There were so many reasons – not only professional but personal. I am someone who is curious and wants more knowledge and I felt IT was limiting me. Then I had a life-threatening illness – encephalitis – that made me think I need to change my life. It was 50-50 dead or alive. I was totally paralysed so I had to go for months of rehab, learning again how to eat, to speak, to walk. And then I had a totally different perspective on life and I said, ‘Now I need to change my life. I need to jump into a new challenge.’ Life is much bigger than what I was doing in IT at Dewa. That’s how I moved to RTA actually. It was a little bit worrying as I had been in IT for so many years and I was moving into strategic planning in transportation. It’s a big deal to establish your credibility when you don’t have so much experience in that area. But I did. It took me a while because you need knowledge of transportation and of the technical aspects. But because I came from IT, I grasped the technical aspects very quickly and that really helped me understand the business of RTA and the business of transport. Aviation is another world — it’s a more complex issue. It’s not like RTA, which is only for one city. This is ruled by international laws and the sky is connected with other skies. Immediately, I took an aviation course with Iata in Singapore for two weeks. In the course I got a distinction, while people with many years experience did not. That was surprising because I had never worked in aviation; it’s something I am proud of.
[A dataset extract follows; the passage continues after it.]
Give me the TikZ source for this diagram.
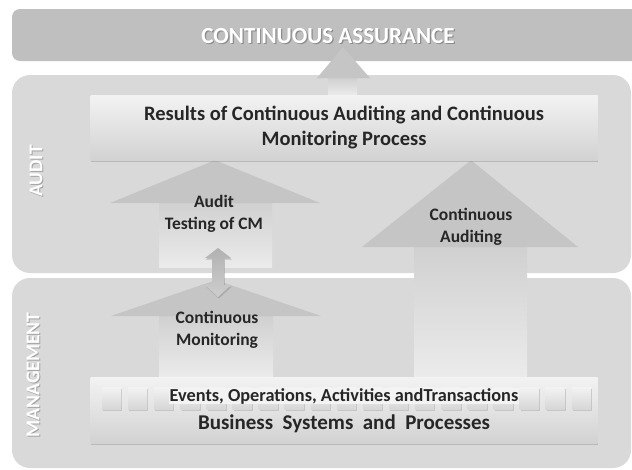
\documentclass[tikz,border=0pt]{standalone}
\usepackage{fontspec}
\setmainfont{Carlito}
\usetikzlibrary{shadows, calc}

\definecolor{bandgray}{HTML}{D9D9D9}
\definecolor{topgray}{HTML}{BFBFBF}
\definecolor{headgray}{HTML}{C5C5C5}
\definecolor{shaftgray}{HTML}{EBEBEB}
\definecolor{boxtop}{HTML}{F3F3F3}
\definecolor{boxbot}{HTML}{D2D2D2}
\definecolor{inkgray}{HTML}{262626}
\definecolor{shadegray}{HTML}{8C8C8C}

\pgfdeclarelayer{bands}
\pgfdeclarelayer{arrows}
\pgfsetlayers{bands,arrows,main}

\begin{document}
\begin{tikzpicture}[x=1pt, y=-1pt,
  band/.style={fill=bandgray, rounded corners=18pt},
  panel/.style={top color=boxtop, bottom color=boxbot, minimum width=507pt, inner sep=0pt,
    drop shadow={shadow xshift=0.5pt, shadow yshift=-2pt, opacity=0.35}},
  slot/.style={top color=boxtop, bottom color=boxbot!90!white, minimum width=19pt, minimum height=22pt, inner sep=0pt,
    drop shadow={shadow xshift=1.2pt, shadow yshift=-1.5pt, opacity=0.3}},
  arrowtxt/.style={font=\bfseries\fontsize{17.5}{22}\selectfont, text=inkgray, align=center},
  sidetxt/.style={rotate=90, font=\bfseries\fontsize{19.5}{22}\selectfont},
  headfill/.style={fill=headgray},
  shaftfill/.style={top color=headgray!70!shaftgray, bottom color=shaftgray}]

\useasboundingbox (0,0) rectangle (632,469);
\clip (0,0) rectangle (632,469);

% the three bands
\begin{pgfonlayer}{bands}
\fill[topgray, rounded corners=8pt] (12,9) rectangle (660,61);
\fill[band] (12,75) rectangle (631,273);
\fill[band] (12,278) rectangle (631,468);
\end{pgfonlayer}

% white titles with a dark copy behind them
\node[font=\bfseries\fontsize{23}{26}\selectfont, text=shadegray] (assursh) at (329.2,37.2) {CONTINUOUS ASSURANCE};
\node[font=\bfseries\fontsize{23}{26}\selectfont, text=white] (assur) at (328,36) {CONTINUOUS ASSURANCE};
\node[sidetxt, text=shadegray!80] (auditsh) at (37,172) {AUDIT};
\node[sidetxt, text=white] (audit) at (36,171) {AUDIT};
\node[sidetxt, text=shadegray!80] (mgmtsh) at (34,376) {MANAGEMENT};
\node[sidetxt, text=white] (mgmt) at (33,375) {MANAGEMENT};

% results box
\node[panel, minimum height=65pt] (res) at (344,127.5) {};
\node[arrowtxt, font=\bfseries\fontsize{20.5}{25}\selectfont] (restxt) at (res)
  {Results of Continuous Auditing and Continuous\\Monitoring Process};

% business box with its row of slots
\node[panel, minimum height=66pt] (biz) at (344,410) {};
\foreach \i in {0,...,18}
  \node[slot] (s\i) at (111.5+26.1*\i,398) {};
\node[font=\bfseries\fontsize{18.3}{20}\selectfont, text=inkgray, fill=boxtop, inner sep=0.5pt] (evt) at (344,396)
  {Events, Operations, Activities andTransactions};
\node[font=\bfseries\fontsize{21}{24}\selectfont, text=inkgray] (bsp) at (344,424)
  {Business\ \ Systems\ \ and\ \ Processes};

% block arrows
\begin{pgfonlayer}{arrows}
\shade[shaftfill] (328,78) rectangle (357,0 |- res.north);
\fill[headfill] (317,78) -- (343,0 |- assur.south) -- (370,78) -- cycle;
\fill[headfill] (343,61) -- (317,78) -- (370,78) -- cycle;

\shade[shaftfill] (159,203) rectangle (272,267);
\fill[headfill] (110,203) -- (215,0 |- res.south) -- (320,203) -- cycle;

\shade[shaftfill] (159,316) rectangle (273,0 |- biz.north);
\fill[headfill] (111,316) -- (216,280) -- (321,316) -- cycle;

\shade[shaftfill] (414,247) rectangle (527,0 |- biz.north);
\fill[headfill] (362,247) -- (471,0 |- res.south) -- (578,247) -- cycle;

\shade[top color=headgray!90!black, bottom color=headgray!85!white,
  drop shadow={shadow xshift=0.8pt, shadow yshift=-1.5pt, opacity=0.4}]
  (212,258) -- (205,258) -- (218,248) -- (231,258) -- (224,258)
  -- (224,285) -- (231,285) -- (218,297) -- (205,285) -- (212,285) -- cycle;
\end{pgfonlayer}

\node[arrowtxt] (atest) at (214,214) {Audit\\Testing of CM};
\node[arrowtxt] (cmon) at (217,330) {Continuous\\Monitoring};
\node[arrowtxt] (caud) at (471,226.5) {Continuous\\Auditing};
\end{tikzpicture}
\end{document}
What’s keeping you busy now?

Airspace. Aviation has grown very fast but our airspace in the UAE is very small and this growth adds complexity. There are lots of aspects we need to look at – the safety of flights and environmental aspects. When a plane waits for landing, there is fuel consumption and emissions. There are a lot of negative aspects when it comes to the complexity. We are working on a big study with local stakeholders – with the airlines – to restructure the airspace, and increase the efficiency and management of the airspace. We are really working with the industry to enhance our regulation so there is a lot of safety promotion. This is something we are trying to increase. So far we don’t have a national measure for safety in aviation so we are trying to come up with a system.

What’s the best thing about your job?

I like everything about my job. The management of GCAA is very supportive and this is something I was looking for, for a long time. If somebody wants to change things and to innovate and has the encouragement to be creative that is very exciting. Also, meeting people; this is a global industry and connecting with the world is something that always excites me. The GCAA is part of International Civil Aviation Organization – an international organisation that shapes society. At the end of the day, you are doing something and leaving a stamp – even a tiny one; you are contributing to the world, not only in the UAE. That’s something very exciting.